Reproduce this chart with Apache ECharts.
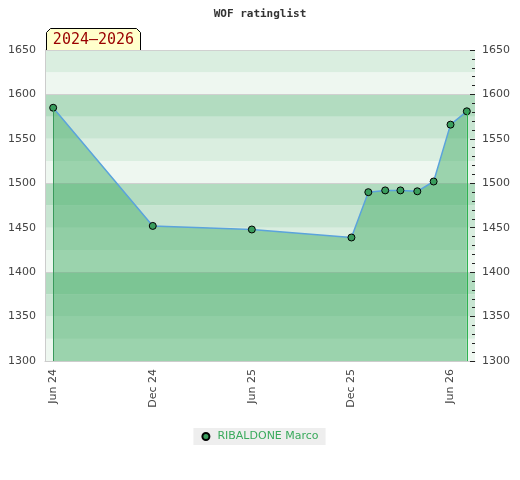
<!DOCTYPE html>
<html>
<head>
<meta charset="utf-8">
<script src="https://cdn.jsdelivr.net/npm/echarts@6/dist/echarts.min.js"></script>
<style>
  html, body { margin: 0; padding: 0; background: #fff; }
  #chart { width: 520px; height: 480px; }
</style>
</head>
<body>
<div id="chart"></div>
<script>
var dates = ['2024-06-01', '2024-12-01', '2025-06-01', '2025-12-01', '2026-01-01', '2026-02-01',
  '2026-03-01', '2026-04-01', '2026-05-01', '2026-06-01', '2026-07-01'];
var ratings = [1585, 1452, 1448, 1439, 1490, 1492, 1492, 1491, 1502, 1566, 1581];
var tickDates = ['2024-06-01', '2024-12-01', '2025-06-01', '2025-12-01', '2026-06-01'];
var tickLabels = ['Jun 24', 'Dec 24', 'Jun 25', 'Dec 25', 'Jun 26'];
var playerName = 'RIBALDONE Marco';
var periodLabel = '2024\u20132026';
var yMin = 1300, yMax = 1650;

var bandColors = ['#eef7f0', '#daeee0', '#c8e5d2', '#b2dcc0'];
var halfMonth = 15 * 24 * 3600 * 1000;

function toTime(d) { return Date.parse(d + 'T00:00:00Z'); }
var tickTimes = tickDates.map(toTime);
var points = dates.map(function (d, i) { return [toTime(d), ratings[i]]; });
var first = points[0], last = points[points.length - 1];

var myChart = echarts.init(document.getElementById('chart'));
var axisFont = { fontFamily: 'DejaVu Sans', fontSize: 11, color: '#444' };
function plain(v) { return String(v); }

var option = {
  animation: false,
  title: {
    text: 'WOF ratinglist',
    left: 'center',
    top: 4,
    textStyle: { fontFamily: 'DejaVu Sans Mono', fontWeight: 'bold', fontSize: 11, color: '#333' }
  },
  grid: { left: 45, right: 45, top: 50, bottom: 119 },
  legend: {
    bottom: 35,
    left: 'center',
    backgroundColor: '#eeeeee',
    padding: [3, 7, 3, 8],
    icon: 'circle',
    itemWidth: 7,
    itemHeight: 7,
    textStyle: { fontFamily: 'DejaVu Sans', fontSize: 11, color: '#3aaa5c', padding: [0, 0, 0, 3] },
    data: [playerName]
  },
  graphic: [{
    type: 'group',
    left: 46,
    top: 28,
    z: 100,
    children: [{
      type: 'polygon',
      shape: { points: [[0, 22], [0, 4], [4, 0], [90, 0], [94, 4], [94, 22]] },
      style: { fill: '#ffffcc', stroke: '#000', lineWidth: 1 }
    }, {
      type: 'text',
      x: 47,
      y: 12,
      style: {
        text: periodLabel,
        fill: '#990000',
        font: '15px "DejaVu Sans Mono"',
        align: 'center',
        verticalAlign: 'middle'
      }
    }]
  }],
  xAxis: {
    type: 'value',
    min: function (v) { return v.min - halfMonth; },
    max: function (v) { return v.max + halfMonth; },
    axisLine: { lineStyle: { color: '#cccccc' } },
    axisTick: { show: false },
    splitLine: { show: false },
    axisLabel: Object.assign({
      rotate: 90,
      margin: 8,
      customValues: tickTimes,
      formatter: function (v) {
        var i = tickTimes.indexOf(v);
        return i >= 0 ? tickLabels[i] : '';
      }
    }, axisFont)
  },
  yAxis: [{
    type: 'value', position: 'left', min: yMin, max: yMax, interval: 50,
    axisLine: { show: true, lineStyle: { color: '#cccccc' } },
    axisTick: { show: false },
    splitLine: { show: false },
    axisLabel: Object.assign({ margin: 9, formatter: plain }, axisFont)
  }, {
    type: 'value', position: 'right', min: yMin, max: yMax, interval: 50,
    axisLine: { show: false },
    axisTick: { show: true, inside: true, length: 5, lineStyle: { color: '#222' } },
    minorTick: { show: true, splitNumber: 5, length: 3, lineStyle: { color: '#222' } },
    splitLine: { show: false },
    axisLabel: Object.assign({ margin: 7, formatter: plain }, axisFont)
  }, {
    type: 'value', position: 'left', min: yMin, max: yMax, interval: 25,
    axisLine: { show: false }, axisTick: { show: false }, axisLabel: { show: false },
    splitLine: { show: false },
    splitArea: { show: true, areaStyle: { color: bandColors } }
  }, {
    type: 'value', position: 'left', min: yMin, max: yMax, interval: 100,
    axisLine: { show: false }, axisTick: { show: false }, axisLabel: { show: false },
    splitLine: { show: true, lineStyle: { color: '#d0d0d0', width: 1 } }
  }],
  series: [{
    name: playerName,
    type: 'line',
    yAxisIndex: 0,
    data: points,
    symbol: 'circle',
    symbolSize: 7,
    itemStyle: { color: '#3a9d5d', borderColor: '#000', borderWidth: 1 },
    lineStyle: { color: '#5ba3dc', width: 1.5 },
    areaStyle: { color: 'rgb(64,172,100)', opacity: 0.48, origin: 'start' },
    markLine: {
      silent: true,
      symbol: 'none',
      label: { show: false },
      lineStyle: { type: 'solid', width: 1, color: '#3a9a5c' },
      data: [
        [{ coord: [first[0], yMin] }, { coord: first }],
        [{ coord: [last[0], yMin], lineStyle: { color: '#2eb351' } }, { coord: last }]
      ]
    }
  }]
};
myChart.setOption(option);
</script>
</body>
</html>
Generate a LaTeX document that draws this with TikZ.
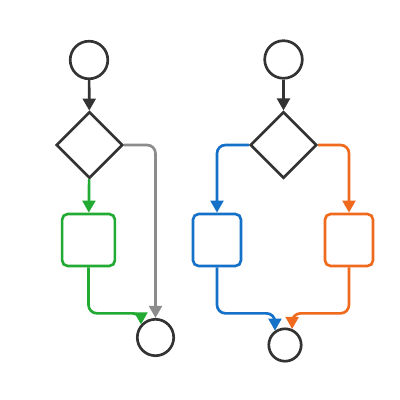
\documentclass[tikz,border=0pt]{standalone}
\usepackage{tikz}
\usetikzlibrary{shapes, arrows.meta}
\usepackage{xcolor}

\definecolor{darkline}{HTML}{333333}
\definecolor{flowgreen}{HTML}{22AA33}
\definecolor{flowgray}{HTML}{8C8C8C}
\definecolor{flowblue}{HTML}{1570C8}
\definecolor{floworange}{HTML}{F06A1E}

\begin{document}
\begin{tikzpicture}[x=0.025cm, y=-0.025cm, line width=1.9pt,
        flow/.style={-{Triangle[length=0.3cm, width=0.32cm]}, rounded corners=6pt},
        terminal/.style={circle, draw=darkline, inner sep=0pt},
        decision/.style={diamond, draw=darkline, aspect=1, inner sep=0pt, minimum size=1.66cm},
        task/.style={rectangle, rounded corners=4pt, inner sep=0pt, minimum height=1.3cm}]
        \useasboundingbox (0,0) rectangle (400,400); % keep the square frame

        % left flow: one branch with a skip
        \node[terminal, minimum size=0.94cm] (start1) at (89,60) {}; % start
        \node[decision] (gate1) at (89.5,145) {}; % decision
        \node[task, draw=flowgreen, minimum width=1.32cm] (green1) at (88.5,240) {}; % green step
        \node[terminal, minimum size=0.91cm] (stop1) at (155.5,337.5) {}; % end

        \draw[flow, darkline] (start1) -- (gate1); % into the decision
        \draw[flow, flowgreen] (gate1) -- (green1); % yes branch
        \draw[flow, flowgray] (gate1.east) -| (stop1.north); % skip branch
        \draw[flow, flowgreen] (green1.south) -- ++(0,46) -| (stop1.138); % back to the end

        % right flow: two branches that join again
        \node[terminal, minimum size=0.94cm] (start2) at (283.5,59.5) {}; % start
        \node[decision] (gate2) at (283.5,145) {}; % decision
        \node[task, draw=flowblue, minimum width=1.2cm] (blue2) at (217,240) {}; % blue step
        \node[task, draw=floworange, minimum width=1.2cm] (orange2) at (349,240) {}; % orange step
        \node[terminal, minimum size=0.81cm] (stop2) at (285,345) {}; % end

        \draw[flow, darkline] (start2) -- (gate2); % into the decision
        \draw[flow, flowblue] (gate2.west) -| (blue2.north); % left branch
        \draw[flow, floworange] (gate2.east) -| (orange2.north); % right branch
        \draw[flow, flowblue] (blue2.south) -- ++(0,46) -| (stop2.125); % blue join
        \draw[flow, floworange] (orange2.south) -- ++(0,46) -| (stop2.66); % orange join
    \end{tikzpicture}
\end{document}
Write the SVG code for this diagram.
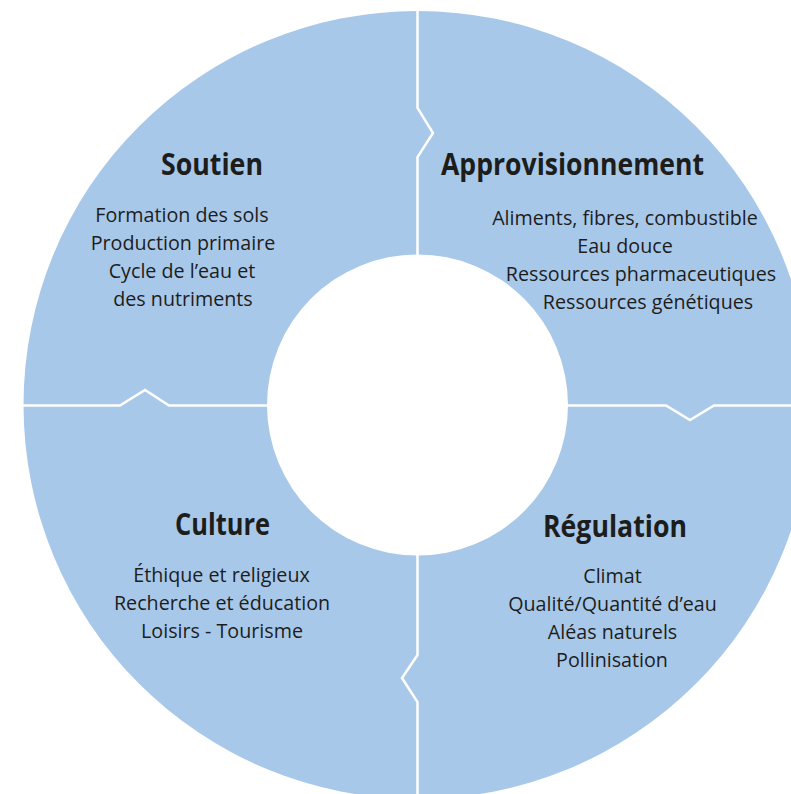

--- To do ---
Reproduce all of the material above word for word. Omit the pictures.

--- Answer to this problem ---
Reproduce this chart with Apache ECharts.
<!DOCTYPE html>
<html>
<head>
<meta charset="utf-8">
<script src="https://cdn.jsdelivr.net/npm/echarts@6/dist/echarts.min.js"></script>
<style>
  html, body { margin: 0; padding: 0; background: #fff; }
  #chart { width: 520px; height: 480px; }
</style>
</head>
<body>
<div id="chart"></div>
<script>
var dates = ['2024-06-01', '2024-12-01', '2025-06-01', '2025-12-01', '2026-01-01', '2026-02-01',
  '2026-03-01', '2026-04-01', '2026-05-01', '2026-06-01', '2026-07-01'];
var ratings = [1585, 1452, 1448, 1439, 1490, 1492, 1492, 1491, 1502, 1566, 1581];
var tickDates = ['2024-06-01', '2024-12-01', '2025-06-01', '2025-12-01', '2026-06-01'];
var tickLabels = ['Jun 24', 'Dec 24', 'Jun 25', 'Dec 25', 'Jun 26'];
var playerName = 'RIBALDONE Marco';
var periodLabel = '2024\u20132026';
var yMin = 1300, yMax = 1650;

var bandColors = ['#eef7f0', '#daeee0', '#c8e5d2', '#b2dcc0'];
var halfMonth = 15 * 24 * 3600 * 1000;

function toTime(d) { return Date.parse(d + 'T00:00:00Z'); }
var tickTimes = tickDates.map(toTime);
var points = dates.map(function (d, i) { return [toTime(d), ratings[i]]; });
var first = points[0], last = points[points.length - 1];

var myChart = echarts.init(document.getElementById('chart'));
var axisFont = { fontFamily: 'DejaVu Sans', fontSize: 11, color: '#444' };
function plain(v) { return String(v); }

var option = {
  animation: false,
  title: {
    text: 'WOF ratinglist',
    left: 'center',
    top: 4,
    textStyle: { fontFamily: 'DejaVu Sans Mono', fontWeight: 'bold', fontSize: 11, color: '#333' }
  },
  grid: { left: 45, right: 45, top: 50, bottom: 119 },
  legend: {
    bottom: 35,
    left: 'center',
    backgroundColor: '#eeeeee',
    padding: [3, 7, 3, 8],
    icon: 'circle',
    itemWidth: 7,
    itemHeight: 7,
    textStyle: { fontFamily: 'DejaVu Sans', fontSize: 11, color: '#3aaa5c', padding: [0, 0, 0, 3] },
    data: [playerName]
  },
  graphic: [{
    type: 'group',
    left: 46,
    top: 28,
    z: 100,
    children: [{
      type: 'polygon',
      shape: { points: [[0, 22], [0, 4], [4, 0], [90, 0], [94, 4], [94, 22]] },
      style: { fill: '#ffffcc', stroke: '#000', lineWidth: 1 }
    }, {
      type: 'text',
      x: 47,
      y: 12,
      style: {
        text: periodLabel,
        fill: '#990000',
        font: '15px "DejaVu Sans Mono"',
        align: 'center',
        verticalAlign: 'middle'
      }
    }]
  }],
  xAxis: {
    type: 'value',
    min: function (v) { return v.min - halfMonth; },
    max: function (v) { return v.max + halfMonth; },
    axisLine: { lineStyle: { color: '#cccccc' } },
    axisTick: { show: false },
    splitLine: { show: false },
    axisLabel: Object.assign({
      rotate: 90,
      margin: 8,
      customValues: tickTimes,
      formatter: function (v) {
        var i = tickTimes.indexOf(v);
        return i >= 0 ? tickLabels[i] : '';
      }
    }, axisFont)
  },
  yAxis: [{
    type: 'value', position: 'left', min: yMin, max: yMax, interval: 50,
    axisLine: { show: true, lineStyle: { color: '#cccccc' } },
    axisTick: { show: false },
    splitLine: { show: false },
    axisLabel: Object.assign({ margin: 9, formatter: plain }, axisFont)
  }, {
    type: 'value', position: 'right', min: yMin, max: yMax, interval: 50,
    axisLine: { show: false },
    axisTick: { show: true, inside: true, length: 5, lineStyle: { color: '#222' } },
    minorTick: { show: true, splitNumber: 5, length: 3, lineStyle: { color: '#222' } },
    splitLine: { show: false },
    axisLabel: Object.assign({ margin: 7, formatter: plain }, axisFont)
  }, {
    type: 'value', position: 'left', min: yMin, max: yMax, interval: 25,
    axisLine: { show: false }, axisTick: { show: false }, axisLabel: { show: false },
    splitLine: { show: false },
    splitArea: { show: true, areaStyle: { color: bandColors } }
  }, {
    type: 'value', position: 'left', min: yMin, max: yMax, interval: 100,
    axisLine: { show: false }, axisTick: { show: false }, axisLabel: { show: false },
    splitLine: { show: true, lineStyle: { color: '#d0d0d0', width: 1 } }
  }],
  series: [{
    name: playerName,
    type: 'line',
    yAxisIndex: 0,
    data: points,
    symbol: 'circle',
    symbolSize: 7,
    itemStyle: { color: '#3a9d5d', borderColor: '#000', borderWidth: 1 },
    lineStyle: { color: '#5ba3dc', width: 1.5 },
    areaStyle: { color: 'rgb(64,172,100)', opacity: 0.48, origin: 'start' },
    markLine: {
      silent: true,
      symbol: 'none',
      label: { show: false },
      lineStyle: { type: 'solid', width: 1, color: '#3a9a5c' },
      data: [
        [{ coord: [first[0], yMin] }, { coord: first }],
        [{ coord: [last[0], yMin], lineStyle: { color: '#2eb351' } }, { coord: last }]
      ]
    }
  }]
};
myChart.setOption(option);
</script>
</body>
</html>
Generate a LaTeX document that draws this with TikZ.
\documentclass[tikz,border=0pt]{standalone}
\usepackage{tikz}
\usetikzlibrary{shapes, arrows.meta}
\usepackage{xcolor}

\definecolor{darkline}{HTML}{333333}
\definecolor{flowgreen}{HTML}{22AA33}
\definecolor{flowgray}{HTML}{8C8C8C}
\definecolor{flowblue}{HTML}{1570C8}
\definecolor{floworange}{HTML}{F06A1E}

\begin{document}
\begin{tikzpicture}[x=0.025cm, y=-0.025cm, line width=1.9pt,
        flow/.style={-{Triangle[length=0.3cm, width=0.32cm]}, rounded corners=6pt},
        terminal/.style={circle, draw=darkline, inner sep=0pt},
        decision/.style={diamond, draw=darkline, aspect=1, inner sep=0pt, minimum size=1.66cm},
        task/.style={rectangle, rounded corners=4pt, inner sep=0pt, minimum height=1.3cm}]
        \useasboundingbox (0,0) rectangle (400,400); % keep the square frame

        % left flow: one branch with a skip
        \node[terminal, minimum size=0.94cm] (start1) at (89,60) {}; % start
        \node[decision] (gate1) at (89.5,145) {}; % decision
        \node[task, draw=flowgreen, minimum width=1.32cm] (green1) at (88.5,240) {}; % green step
        \node[terminal, minimum size=0.91cm] (stop1) at (155.5,337.5) {}; % end

        \draw[flow, darkline] (start1) -- (gate1); % into the decision
        \draw[flow, flowgreen] (gate1) -- (green1); % yes branch
        \draw[flow, flowgray] (gate1.east) -| (stop1.north); % skip branch
        \draw[flow, flowgreen] (green1.south) -- ++(0,46) -| (stop1.138); % back to the end

        % right flow: two branches that join again
        \node[terminal, minimum size=0.94cm] (start2) at (283.5,59.5) {}; % start
        \node[decision] (gate2) at (283.5,145) {}; % decision
        \node[task, draw=flowblue, minimum width=1.2cm] (blue2) at (217,240) {}; % blue step
        \node[task, draw=floworange, minimum width=1.2cm] (orange2) at (349,240) {}; % orange step
        \node[terminal, minimum size=0.81cm] (stop2) at (285,345) {}; % end

        \draw[flow, darkline] (start2) -- (gate2); % into the decision
        \draw[flow, flowblue] (gate2.west) -| (blue2.north); % left branch
        \draw[flow, floworange] (gate2.east) -| (orange2.north); % right branch
        \draw[flow, flowblue] (blue2.south) -- ++(0,46) -| (stop2.125); % blue join
        \draw[flow, floworange] (orange2.south) -- ++(0,46) -| (stop2.66); % orange join
    \end{tikzpicture}
\end{document}
Write the SVG code for this diagram.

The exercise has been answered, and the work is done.